2. Verify, verify, verify
Tying verification to Twitter Blue doesn't make sense to me. Everyone should be verified before they're taken seriously. Tell everyone up front that you will assume the account belongs to a bot unless you're verified. Verified accounts can have a checkmark, but one that matches the colour of your name in the UI (black or grey depending on context). If you're a public or notable figure, then you can apply for or be granted a blue checkmark to reflect your status.
I had no idea there was a verified tab in notifications on Twitter (I'm not verified, so why would I), so this format would keep that.
I think verification is important for two reasons.
- Verifying your account would probably make people more accountable for what they post
- Would help to sort the humans from the bots
There is of course nothing wrong with bots, I use them to auto-post for example, but they should also be verified as an authority on the source they're posting on behalf of.
Brands should be verified, but they're not notable public figures so a paid tier for them should exist.
3. Limit replies and mentions
My real goal here would be to limit replies directly to tweets that are not your own. Let's start with a small quota of 5 a day. From the beginning, you can reply (however you wish) up to 5 times directly to tweets. That's 5 separate tweets, 5 times to the same tweet or a bit of both. They might be original posts or replies. If your reply becomes a thread of comments, no impact on your quota but you're ability to reply is reduced until your reputation improves.
Verifying your account would double your quota and maybe good behaviour metric could increase your reputation to increase the quota further.
Without verifying, bots could not abuse the system without verifying who they belong to.
The same could go for original tweets with mentions. You can create tweets with mentions a set number of times each day until your reputation improves. Again that could be 5 tweets to the same account, 5 tweets to different accounts or a mixture of the two.
It's not that you don't want engagement from your users, but you want that engagement to be for the positive (even if the engagement itself is negative).
In both cases, deleting tweets would not reset the counter until the next day. Good behaviour improves your reputation and earns you trust. Win-win.
4. Max follower count
Introduce a limit on how many accounts you can follow. I would argue even 1,000 is too high of a number but let's start there. You can follow up to 1,000 accounts of your choosing. Brands or public figures could be allowed to follow more, but there should be a limit there too.
To follow another account, you'd have to unfollow one if you'd already reached your limit.

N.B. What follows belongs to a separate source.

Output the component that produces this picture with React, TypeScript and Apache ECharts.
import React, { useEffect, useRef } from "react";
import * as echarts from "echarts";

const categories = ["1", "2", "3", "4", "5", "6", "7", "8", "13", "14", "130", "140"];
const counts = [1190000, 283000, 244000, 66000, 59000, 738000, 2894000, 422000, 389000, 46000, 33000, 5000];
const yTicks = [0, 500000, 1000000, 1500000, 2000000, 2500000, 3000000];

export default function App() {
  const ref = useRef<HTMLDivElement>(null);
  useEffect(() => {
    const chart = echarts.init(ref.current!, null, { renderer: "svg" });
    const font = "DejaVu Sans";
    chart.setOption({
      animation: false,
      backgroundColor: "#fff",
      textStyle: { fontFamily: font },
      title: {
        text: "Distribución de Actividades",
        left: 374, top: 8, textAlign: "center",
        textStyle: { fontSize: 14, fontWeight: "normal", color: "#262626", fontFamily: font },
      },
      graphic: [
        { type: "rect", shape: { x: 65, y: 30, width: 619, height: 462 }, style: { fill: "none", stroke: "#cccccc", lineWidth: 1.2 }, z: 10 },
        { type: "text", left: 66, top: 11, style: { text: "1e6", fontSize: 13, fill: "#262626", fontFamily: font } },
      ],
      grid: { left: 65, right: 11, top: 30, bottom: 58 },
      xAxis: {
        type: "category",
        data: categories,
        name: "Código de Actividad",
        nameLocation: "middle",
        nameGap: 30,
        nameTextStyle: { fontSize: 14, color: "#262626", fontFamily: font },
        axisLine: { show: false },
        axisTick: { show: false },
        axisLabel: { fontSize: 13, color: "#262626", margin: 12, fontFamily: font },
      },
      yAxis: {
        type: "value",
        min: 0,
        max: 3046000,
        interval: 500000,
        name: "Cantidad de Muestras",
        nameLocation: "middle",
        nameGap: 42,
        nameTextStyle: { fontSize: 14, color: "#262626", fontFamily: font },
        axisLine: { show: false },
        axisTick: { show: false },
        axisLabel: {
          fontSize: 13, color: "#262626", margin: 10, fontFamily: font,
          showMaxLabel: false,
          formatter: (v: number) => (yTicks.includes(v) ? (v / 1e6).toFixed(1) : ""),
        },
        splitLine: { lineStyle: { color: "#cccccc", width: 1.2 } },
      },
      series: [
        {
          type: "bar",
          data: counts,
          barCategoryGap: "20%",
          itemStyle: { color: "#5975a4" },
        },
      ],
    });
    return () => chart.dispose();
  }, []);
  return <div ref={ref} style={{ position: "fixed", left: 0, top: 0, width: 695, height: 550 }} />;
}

5. Normalise muting over blocking
I get why people use the block function. I have a small number of followers so tend to avoid a lot of noise, but muting is as affective as far as I'm concerned. Muting should be the preferred method of defence. This is especially true when it comes to politicians, who could block their constituents. Of course, their constituents should be respectful in their interactions and if they are they then should not be locked out of a politicians sphere. Political figures should have provide a reason for blocking which gets reviewed and turned into a mute instead if the reason just isn't good enough.
Bonus: Hide the counters
Loren Brichter had a good suggestion, to hide all the counters behind analytics which could also be behind a paywall (Twitter Blue?).
I quite like this idea and maybe this is the one thing Instagram got right in recent years.
So Twitter are planning to turn the verification badge into a Twitter Blue badge and introduce a less obvious verified badge. That makes absolutely no sense to me and I feel like it's something that's pretty easy to solve:
No-one needs to know you're a Twitter Blue subscriber, your notability/verified status is much more important to the world than whether or not you could fork out $8 a month.
MKBHD had a pretty good to discussion about the topic on the Waveform podcast this past week.